Die Erschließung des großen Feldes Punk dauerte in den Neunzigern, lange vor Wikipedia, YouTube und Spotify, naturgemäß länger. Langsam tastete ich mich, meist mit Hilfe von Klassenkamerad*innen, Freunden oder deren Geschwistern, weiter vor. Über die Jahre entdeckte ich WIZO, Terrorgruppe, NoFX, Slime und regional bedingt Die Kassierer und die Lokalmatadore für mich. Fast alle zählen heute noch mehr oder weniger zu meinen Lieblingsbands. Die obligatorische Optik trug ich allerdings nur wenige Jahre. Hauptsächlich aus Gründen der Bequemlichkeit sah ich mit Anfang 20 wieder weitestgehend »normal« aus. Jeden Morgen vor der Schule den Iro stellen (Kipp-Iro kam nicht in Frage!) und Nietenlederjacken waren besonders im Winter eine Zumutung. Außerdem sind Turnschuhe zweifelsohne bequemer als 14-Loch-Stahlkappenstiefel.

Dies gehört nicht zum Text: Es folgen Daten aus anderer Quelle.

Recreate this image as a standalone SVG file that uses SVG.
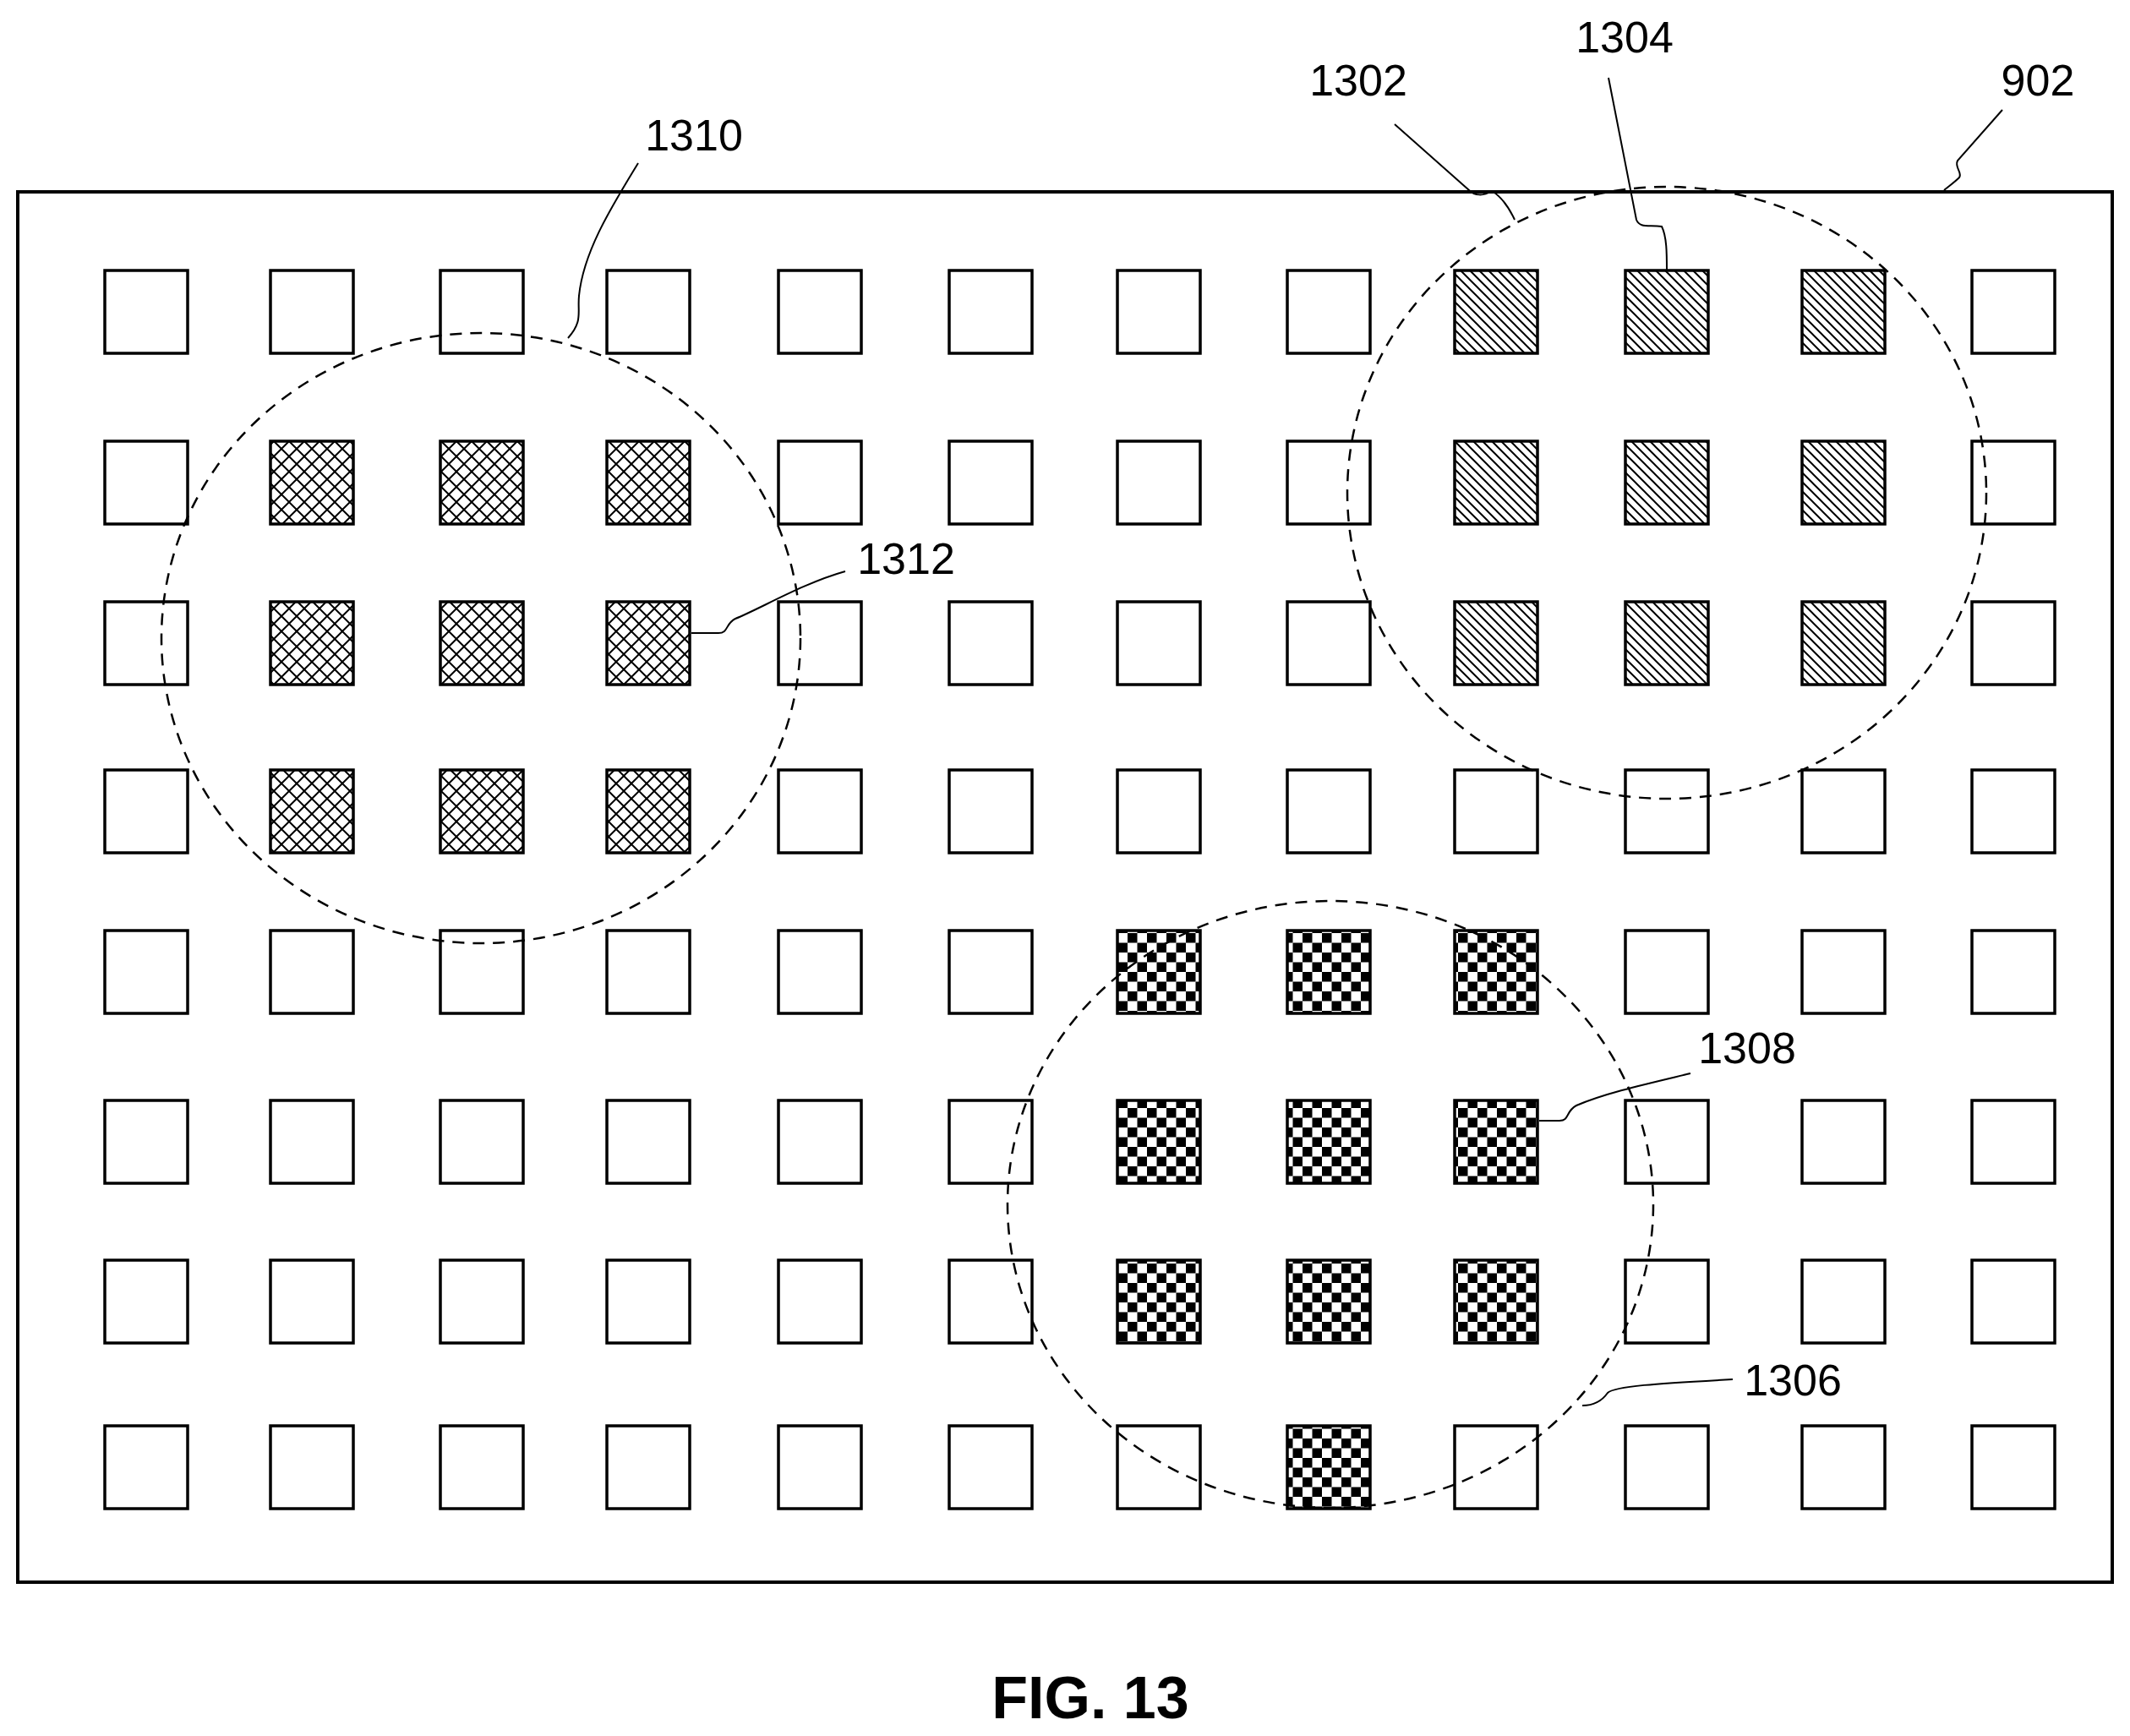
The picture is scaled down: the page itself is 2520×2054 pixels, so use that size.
<svg xmlns="http://www.w3.org/2000/svg" width="2520" height="2054" viewBox="0 0 2520 2054">
<style>
.sq{fill:#fff;stroke:#000;stroke-width:3.5}
.ld{fill:none;stroke:#000;stroke-width:2}
.cir{fill:none;stroke:#000;stroke-width:2.5;stroke-dasharray:14 10}
.lb{font-family:"Liberation Sans",Arial,sans-serif;font-size:52px;fill:#000}
</style>
<defs>
<pattern id="cross" width="18" height="18" patternUnits="userSpaceOnUse">
<rect width="18" height="18" fill="#fff"/>
<path d="M0 0L18 18M18 0L0 18" stroke="#000" stroke-width="2"/>
</pattern>
<pattern id="diag" width="11" height="11" patternUnits="userSpaceOnUse">
<rect width="11" height="11" fill="#fff"/>
<path d="M0 0L11 11M-11 0L11 22M0 -11L22 11" stroke="#000" stroke-width="2"/>
</pattern>
<pattern id="check" width="23" height="23" patternUnits="userSpaceOnUse">
<rect width="23" height="23" fill="#fff"/>
<rect width="11.5" height="11.5" fill="#000"/>
<rect x="11.5" y="11.5" width="11.5" height="11.5" fill="#000"/>
</pattern>
</defs>
<rect width="2520" height="2054" fill="#fff"/>
<g id="frame902"><rect x="21" y="227" width="2478" height="1645" fill="none" stroke="#000" stroke-width="4"/></g>
<g id="cells">
<g id="row0"><rect class="sq" x="124" y="320" width="98" height="98"/><rect class="sq" x="320" y="320" width="98" height="98"/><rect class="sq" x="521" y="320" width="98" height="98"/><rect class="sq" x="718" y="320" width="98" height="98"/><rect class="sq" x="921" y="320" width="98" height="98"/><rect class="sq" x="1123" y="320" width="98" height="98"/><rect class="sq" x="1322" y="320" width="98" height="98"/><rect class="sq" x="1523" y="320" width="98" height="98"/><rect class="sq" x="1721" y="320" width="98" height="98" style="fill:url(#diag)"/><rect class="sq" x="1923" y="320" width="98" height="98" style="fill:url(#diag)"/><rect class="sq" x="2132" y="320" width="98" height="98" style="fill:url(#diag)"/><rect class="sq" x="2333" y="320" width="98" height="98"/></g>
<g id="row1"><rect class="sq" x="124" y="522" width="98" height="98"/><rect class="sq" x="320" y="522" width="98" height="98" style="fill:url(#cross)"/><rect class="sq" x="521" y="522" width="98" height="98" style="fill:url(#cross)"/><rect class="sq" x="718" y="522" width="98" height="98" style="fill:url(#cross)"/><rect class="sq" x="921" y="522" width="98" height="98"/><rect class="sq" x="1123" y="522" width="98" height="98"/><rect class="sq" x="1322" y="522" width="98" height="98"/><rect class="sq" x="1523" y="522" width="98" height="98"/><rect class="sq" x="1721" y="522" width="98" height="98" style="fill:url(#diag)"/><rect class="sq" x="1923" y="522" width="98" height="98" style="fill:url(#diag)"/><rect class="sq" x="2132" y="522" width="98" height="98" style="fill:url(#diag)"/><rect class="sq" x="2333" y="522" width="98" height="98"/></g>
<g id="row2"><rect class="sq" x="124" y="712" width="98" height="98"/><rect class="sq" x="320" y="712" width="98" height="98" style="fill:url(#cross)"/><rect class="sq" x="521" y="712" width="98" height="98" style="fill:url(#cross)"/><rect class="sq" x="718" y="712" width="98" height="98" style="fill:url(#cross)"/><rect class="sq" x="921" y="712" width="98" height="98"/><rect class="sq" x="1123" y="712" width="98" height="98"/><rect class="sq" x="1322" y="712" width="98" height="98"/><rect class="sq" x="1523" y="712" width="98" height="98"/><rect class="sq" x="1721" y="712" width="98" height="98" style="fill:url(#diag)"/><rect class="sq" x="1923" y="712" width="98" height="98" style="fill:url(#diag)"/><rect class="sq" x="2132" y="712" width="98" height="98" style="fill:url(#diag)"/><rect class="sq" x="2333" y="712" width="98" height="98"/></g>
<g id="row3"><rect class="sq" x="124" y="911" width="98" height="98"/><rect class="sq" x="320" y="911" width="98" height="98" style="fill:url(#cross)"/><rect class="sq" x="521" y="911" width="98" height="98" style="fill:url(#cross)"/><rect class="sq" x="718" y="911" width="98" height="98" style="fill:url(#cross)"/><rect class="sq" x="921" y="911" width="98" height="98"/><rect class="sq" x="1123" y="911" width="98" height="98"/><rect class="sq" x="1322" y="911" width="98" height="98"/><rect class="sq" x="1523" y="911" width="98" height="98"/><rect class="sq" x="1721" y="911" width="98" height="98"/><rect class="sq" x="1923" y="911" width="98" height="98"/><rect class="sq" x="2132" y="911" width="98" height="98"/><rect class="sq" x="2333" y="911" width="98" height="98"/></g>
<g id="row4"><rect class="sq" x="124" y="1101" width="98" height="98"/><rect class="sq" x="320" y="1101" width="98" height="98"/><rect class="sq" x="521" y="1101" width="98" height="98"/><rect class="sq" x="718" y="1101" width="98" height="98"/><rect class="sq" x="921" y="1101" width="98" height="98"/><rect class="sq" x="1123" y="1101" width="98" height="98"/><rect class="sq" x="1322" y="1101" width="98" height="98" style="fill:url(#check)"/><rect class="sq" x="1523" y="1101" width="98" height="98" style="fill:url(#check)"/><rect class="sq" x="1721" y="1101" width="98" height="98" style="fill:url(#check)"/><rect class="sq" x="1923" y="1101" width="98" height="98"/><rect class="sq" x="2132" y="1101" width="98" height="98"/><rect class="sq" x="2333" y="1101" width="98" height="98"/></g>
<g id="row5"><rect class="sq" x="124" y="1302" width="98" height="98"/><rect class="sq" x="320" y="1302" width="98" height="98"/><rect class="sq" x="521" y="1302" width="98" height="98"/><rect class="sq" x="718" y="1302" width="98" height="98"/><rect class="sq" x="921" y="1302" width="98" height="98"/><rect class="sq" x="1123" y="1302" width="98" height="98"/><rect class="sq" x="1322" y="1302" width="98" height="98" style="fill:url(#check)"/><rect class="sq" x="1523" y="1302" width="98" height="98" style="fill:url(#check)"/><rect class="sq" x="1721" y="1302" width="98" height="98" style="fill:url(#check)"/><rect class="sq" x="1923" y="1302" width="98" height="98"/><rect class="sq" x="2132" y="1302" width="98" height="98"/><rect class="sq" x="2333" y="1302" width="98" height="98"/></g>
<g id="row6"><rect class="sq" x="124" y="1491" width="98" height="98"/><rect class="sq" x="320" y="1491" width="98" height="98"/><rect class="sq" x="521" y="1491" width="98" height="98"/><rect class="sq" x="718" y="1491" width="98" height="98"/><rect class="sq" x="921" y="1491" width="98" height="98"/><rect class="sq" x="1123" y="1491" width="98" height="98"/><rect class="sq" x="1322" y="1491" width="98" height="98" style="fill:url(#check)"/><rect class="sq" x="1523" y="1491" width="98" height="98" style="fill:url(#check)"/><rect class="sq" x="1721" y="1491" width="98" height="98" style="fill:url(#check)"/><rect class="sq" x="1923" y="1491" width="98" height="98"/><rect class="sq" x="2132" y="1491" width="98" height="98"/><rect class="sq" x="2333" y="1491" width="98" height="98"/></g>
<g id="row7"><rect class="sq" x="124" y="1687" width="98" height="98"/><rect class="sq" x="320" y="1687" width="98" height="98"/><rect class="sq" x="521" y="1687" width="98" height="98"/><rect class="sq" x="718" y="1687" width="98" height="98"/><rect class="sq" x="921" y="1687" width="98" height="98"/><rect class="sq" x="1123" y="1687" width="98" height="98"/><rect class="sq" x="1322" y="1687" width="98" height="98"/><rect class="sq" x="1523" y="1687" width="98" height="98" style="fill:url(#check)"/><rect class="sq" x="1721" y="1687" width="98" height="98"/><rect class="sq" x="1923" y="1687" width="98" height="98"/><rect class="sq" x="2132" y="1687" width="98" height="98"/><rect class="sq" x="2333" y="1687" width="98" height="98"/></g>
</g>
<g id="region1302"><ellipse class="cir" cx="1972" cy="583" rx="378" ry="362"/></g>
<g id="region1310"><ellipse class="cir" cx="569" cy="755" rx="378" ry="361"/></g>
<g id="region1306"><ellipse class="cir" cx="1574" cy="1425" rx="382" ry="359"/></g>
<g id="connectors">
<path class="ld" d="M755 193 C720 250 690 300 685 350 C683 370 690 380 672 400"/>
<path class="ld" d="M1650 147 L1738 225 C1745 232 1755 232 1765 226 C1775 232 1785 245 1792 260"/>
<path class="ld" d="M1903 92 L1936 260 C1940 270 1950 266 1966 268 C1972 280 1972 300 1972 320"/>
<path class="ld" d="M2369 130 L2316 190 C2312 198 2322 204 2318 210 C2312 216 2306 220 2300 225"/>
<path class="ld" d="M818 749 L850 749 C862 749 858 738 870 732 C900 720 950 690 1000 676"/>
<path class="ld" d="M1821 1326 L1845 1326 C1857 1326 1852 1315 1865 1308 C1900 1293 1950 1282 2000 1270"/>
<path class="ld" d="M1872 1663 C1885 1663 1895 1658 1902 1648 C1910 1640 1960 1637 2050 1632"/>
</g>
<g id="labels">
<text class="lb" x="821" y="178" text-anchor="middle">1310</text>
<text class="lb" x="1607" y="113" text-anchor="middle">1302</text>
<text class="lb" x="1922" y="62" text-anchor="middle">1304</text>
<text class="lb" x="2411" y="113" text-anchor="middle">902</text>
<text class="lb" x="1072" y="679" text-anchor="middle">1312</text>
<text class="lb" x="2067" y="1258" text-anchor="middle">1308</text>
<text class="lb" x="2121" y="1651" text-anchor="middle">1306</text>
<text x="1290" y="2033" text-anchor="middle" style="font-family:'Liberation Sans',Arial,sans-serif;font-size:70px;font-weight:bold">FIG. 13</text>
</g>
</svg>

Je weniger ich wie ein Punk aussah, desto wichtiger wurde es mir, etwas in der Szene zu tun. Versuche von Bandgründungen verliefen früh im Sand (wahrscheinlich besser für alle). In den frühen Nullerjahren engagierte ich mich in der Anarchistischen Pogo-Partei Deutschlands (APPD), eine Partei mit dem Ursprung in der Punkszene. Kurz darauf fing ich an, kleine unkommerzielle Konzerte im Ruhrgebiet zu veranstalten und schließlich für das Duisburger Punk-Fanzine Plastic Bomb zu schreiben.
Um 2010 bemerkte mein Studiumskollege Martin Seeliger, dass es bisher noch keinen wissenschaftlichen Sammelband zu deutschem Punk gibt. Kurzum entschieden wir, so einen zusammen zu stellen. Das Resultat war 2013 das Buch »Punk in Deutschland. Sozial- und kulturwissenschaftliche Perspektiven«, erschienen im transcript Verlag.
Während der Arbeit an diesem Buch beschäftigte ich mich erstmals theoretisch mit Punk. Zuvor war ich eher praktisch veranlagt und las fast nie Bücher zum Thema. Ich bemerkte erstmalig wie queer diese Subkultur startete und wie schnell sie heterosexuell wurde. Gern wollte ich mehr darüber erfahren, fand jedoch nicht ausreichend Material. Da kam die Idee auf, dass wohl ich dieses Buch schreiben müsse. DIY halt. Das Resultat ist »Homopunk History«, das Buch zu dieser Seite.
Noch in paar Hardfacts: Mein Studium an der Ruhr-Universität Bochum habe ich als Diplom-Sozialwissenschaftler abgeschlossen. Hauptberuflich bin ich als Pressereferent bei einen Wohlfahrtsverband beschäftigt. Zuvor habe ich von 2010 bis 2012 für eine Abgeordneten des Düsseldorfer Landtages und von 2012 bis Ende 2017 für eine Bundestagsabgeordnete in Berlin gearbeitet. Derzeit lebe ich in Berlin-Neukölln.